Print the data exactly, leaving nothing out.

SUPPLIED DATA:
---*---

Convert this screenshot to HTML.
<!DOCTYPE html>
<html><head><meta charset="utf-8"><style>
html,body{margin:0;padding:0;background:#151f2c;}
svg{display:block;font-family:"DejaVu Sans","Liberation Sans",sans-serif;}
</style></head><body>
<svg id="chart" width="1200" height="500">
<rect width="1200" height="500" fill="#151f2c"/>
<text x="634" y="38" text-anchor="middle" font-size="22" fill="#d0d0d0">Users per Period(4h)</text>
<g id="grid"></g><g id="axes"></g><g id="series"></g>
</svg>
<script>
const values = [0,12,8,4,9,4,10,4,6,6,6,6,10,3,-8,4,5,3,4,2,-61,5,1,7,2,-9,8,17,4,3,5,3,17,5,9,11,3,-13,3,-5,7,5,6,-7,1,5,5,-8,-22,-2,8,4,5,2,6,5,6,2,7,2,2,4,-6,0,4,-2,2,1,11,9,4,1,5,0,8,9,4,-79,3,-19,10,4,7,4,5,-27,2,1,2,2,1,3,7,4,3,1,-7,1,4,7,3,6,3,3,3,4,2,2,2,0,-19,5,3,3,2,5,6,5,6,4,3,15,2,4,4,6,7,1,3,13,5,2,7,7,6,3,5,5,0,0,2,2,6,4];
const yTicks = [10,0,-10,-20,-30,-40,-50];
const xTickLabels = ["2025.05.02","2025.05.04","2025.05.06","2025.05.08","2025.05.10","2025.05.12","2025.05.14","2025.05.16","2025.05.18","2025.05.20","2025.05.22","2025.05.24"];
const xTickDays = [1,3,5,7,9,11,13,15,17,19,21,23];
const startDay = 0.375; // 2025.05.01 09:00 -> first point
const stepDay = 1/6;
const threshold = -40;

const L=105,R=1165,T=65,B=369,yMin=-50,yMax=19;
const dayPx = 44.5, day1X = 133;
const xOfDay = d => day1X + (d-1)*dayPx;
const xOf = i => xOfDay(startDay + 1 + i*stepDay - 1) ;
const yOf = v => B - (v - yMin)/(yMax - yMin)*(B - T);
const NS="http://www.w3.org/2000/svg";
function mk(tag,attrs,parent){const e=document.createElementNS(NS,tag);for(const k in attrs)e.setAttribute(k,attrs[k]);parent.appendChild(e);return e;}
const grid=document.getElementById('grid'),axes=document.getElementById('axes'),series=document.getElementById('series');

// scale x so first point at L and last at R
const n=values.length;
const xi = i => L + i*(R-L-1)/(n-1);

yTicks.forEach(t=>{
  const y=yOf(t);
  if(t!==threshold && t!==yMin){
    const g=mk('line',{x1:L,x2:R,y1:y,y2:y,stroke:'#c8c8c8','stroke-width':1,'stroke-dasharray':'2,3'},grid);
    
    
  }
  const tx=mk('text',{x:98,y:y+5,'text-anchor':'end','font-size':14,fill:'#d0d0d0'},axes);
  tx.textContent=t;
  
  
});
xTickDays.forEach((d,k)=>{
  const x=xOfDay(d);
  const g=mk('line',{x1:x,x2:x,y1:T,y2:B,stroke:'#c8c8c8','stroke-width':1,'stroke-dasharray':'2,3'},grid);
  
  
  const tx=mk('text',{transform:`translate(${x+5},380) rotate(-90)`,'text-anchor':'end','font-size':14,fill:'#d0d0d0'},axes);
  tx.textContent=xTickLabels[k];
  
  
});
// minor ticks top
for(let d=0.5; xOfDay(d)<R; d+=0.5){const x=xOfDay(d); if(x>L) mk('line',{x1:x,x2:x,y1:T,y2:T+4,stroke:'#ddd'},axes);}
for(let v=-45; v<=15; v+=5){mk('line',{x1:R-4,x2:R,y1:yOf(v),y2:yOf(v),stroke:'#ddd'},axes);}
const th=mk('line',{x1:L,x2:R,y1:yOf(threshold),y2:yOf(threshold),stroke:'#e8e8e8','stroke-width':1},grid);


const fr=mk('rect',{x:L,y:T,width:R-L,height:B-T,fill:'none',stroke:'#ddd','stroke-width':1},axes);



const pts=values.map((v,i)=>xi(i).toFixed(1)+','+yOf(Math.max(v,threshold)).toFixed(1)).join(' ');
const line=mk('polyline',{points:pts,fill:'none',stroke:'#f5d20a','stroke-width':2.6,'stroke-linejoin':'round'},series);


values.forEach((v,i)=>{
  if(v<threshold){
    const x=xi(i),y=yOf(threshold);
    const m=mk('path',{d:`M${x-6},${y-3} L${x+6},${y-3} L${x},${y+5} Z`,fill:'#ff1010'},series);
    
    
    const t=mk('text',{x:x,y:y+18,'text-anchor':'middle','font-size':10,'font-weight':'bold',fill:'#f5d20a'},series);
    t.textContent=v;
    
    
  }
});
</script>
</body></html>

---*---

RESULT BELOW:
Convert this screenshot to HTML.
<!DOCTYPE html>
<html><head><meta charset="utf-8"><style>
html,body{margin:0;padding:0;background:#151f2c;}
svg{display:block;font-family:"DejaVu Sans","Liberation Sans",sans-serif;}
</style></head><body>
<svg id="chart" width="1200" height="500">
<rect width="1200" height="500" fill="#151f2c"/>
<text x="634" y="38" text-anchor="middle" font-size="22" fill="#d0d0d0">Users per Period(4h)</text>
<g id="grid"></g><g id="axes"></g><g id="series"></g>
</svg>
<script>
const values = [0,12,8,4,9,4,10,4,6,6,6,6,10,3,-8,4,5,3,4,2,-61,5,1,7,2,-9,8,17,4,3,5,3,17,5,9,11,3,-13,3,-5,7,5,6,-7,1,5,5,-8,-22,-2,8,4,5,2,6,5,6,2,7,2,2,4,-6,0,4,-2,2,1,11,9,4,1,5,0,8,9,4,-79,3,-19,10,4,7,4,5,-27,2,1,2,2,1,3,7,4,3,1,-7,1,4,7,3,6,3,3,3,4,2,2,2,0,-19,5,3,3,2,5,6,5,6,4,3,15,2,4,4,6,7,1,3,13,5,2,7,7,6,3,5,5,0,0,2,2,6,4];
const yTicks = [10,0,-10,-20,-30,-40,-50];
const xTickLabels = ["2025.05.02","2025.05.04","2025.05.06","2025.05.08","2025.05.10","2025.05.12","2025.05.14","2025.05.16","2025.05.18","2025.05.20","2025.05.22","2025.05.24"];
const xTickDays = [1,3,5,7,9,11,13,15,17,19,21,23];
const startDay = 0.375; // 2025.05.01 09:00 -> first point
const stepDay = 1/6;
const threshold = -40;

const L=105,R=1165,T=65,B=369,yMin=-50,yMax=19;
const dayPx = 44.5, day1X = 133;
const xOfDay = d => day1X + (d-1)*dayPx;
const xOf = i => xOfDay(startDay + 1 + i*stepDay - 1) ;
const yOf = v => B - (v - yMin)/(yMax - yMin)*(B - T);
const NS="http://www.w3.org/2000/svg";
function mk(tag,attrs,parent){const e=document.createElementNS(NS,tag);for(const k in attrs)e.setAttribute(k,attrs[k]);parent.appendChild(e);return e;}
const grid=document.getElementById('grid'),axes=document.getElementById('axes'),series=document.getElementById('series');

// scale x so first point at L and last at R
const n=values.length;
const xi = i => L + i*(R-L-1)/(n-1);

yTicks.forEach(t=>{
  const y=yOf(t);
  if(t!==threshold && t!==yMin){
    const g=mk('line',{x1:L,x2:R,y1:y,y2:y,stroke:'#c8c8c8','stroke-width':1,'stroke-dasharray':'2,3'},grid);
    
    
  }
  const tx=mk('text',{x:98,y:y+5,'text-anchor':'end','font-size':14,fill:'#d0d0d0'},axes);
  tx.textContent=t;
  
  
});
xTickDays.forEach((d,k)=>{
  const x=xOfDay(d);
  const g=mk('line',{x1:x,x2:x,y1:T,y2:B,stroke:'#c8c8c8','stroke-width':1,'stroke-dasharray':'2,3'},grid);
  
  
  const tx=mk('text',{transform:`translate(${x+5},380) rotate(-90)`,'text-anchor':'end','font-size':14,fill:'#d0d0d0'},axes);
  tx.textContent=xTickLabels[k];
  
  
});
// minor ticks top
for(let d=0.5; xOfDay(d)<R; d+=0.5){const x=xOfDay(d); if(x>L) mk('line',{x1:x,x2:x,y1:T,y2:T+4,stroke:'#ddd'},axes);}
for(let v=-45; v<=15; v+=5){mk('line',{x1:R-4,x2:R,y1:yOf(v),y2:yOf(v),stroke:'#ddd'},axes);}
const th=mk('line',{x1:L,x2:R,y1:yOf(threshold),y2:yOf(threshold),stroke:'#e8e8e8','stroke-width':1},grid);


const fr=mk('rect',{x:L,y:T,width:R-L,height:B-T,fill:'none',stroke:'#ddd','stroke-width':1},axes);



const pts=values.map((v,i)=>xi(i).toFixed(1)+','+yOf(Math.max(v,threshold)).toFixed(1)).join(' ');
const line=mk('polyline',{points:pts,fill:'none',stroke:'#f5d20a','stroke-width':2.6,'stroke-linejoin':'round'},series);


values.forEach((v,i)=>{
  if(v<threshold){
    const x=xi(i),y=yOf(threshold);
    const m=mk('path',{d:`M${x-6},${y-3} L${x+6},${y-3} L${x},${y+5} Z`,fill:'#ff1010'},series);
    
    
    const t=mk('text',{x:x,y:y+18,'text-anchor':'middle','font-size':10,'font-weight':'bold',fill:'#f5d20a'},series);
    t.textContent=v;
    
    
  }
});
</script>
</body></html>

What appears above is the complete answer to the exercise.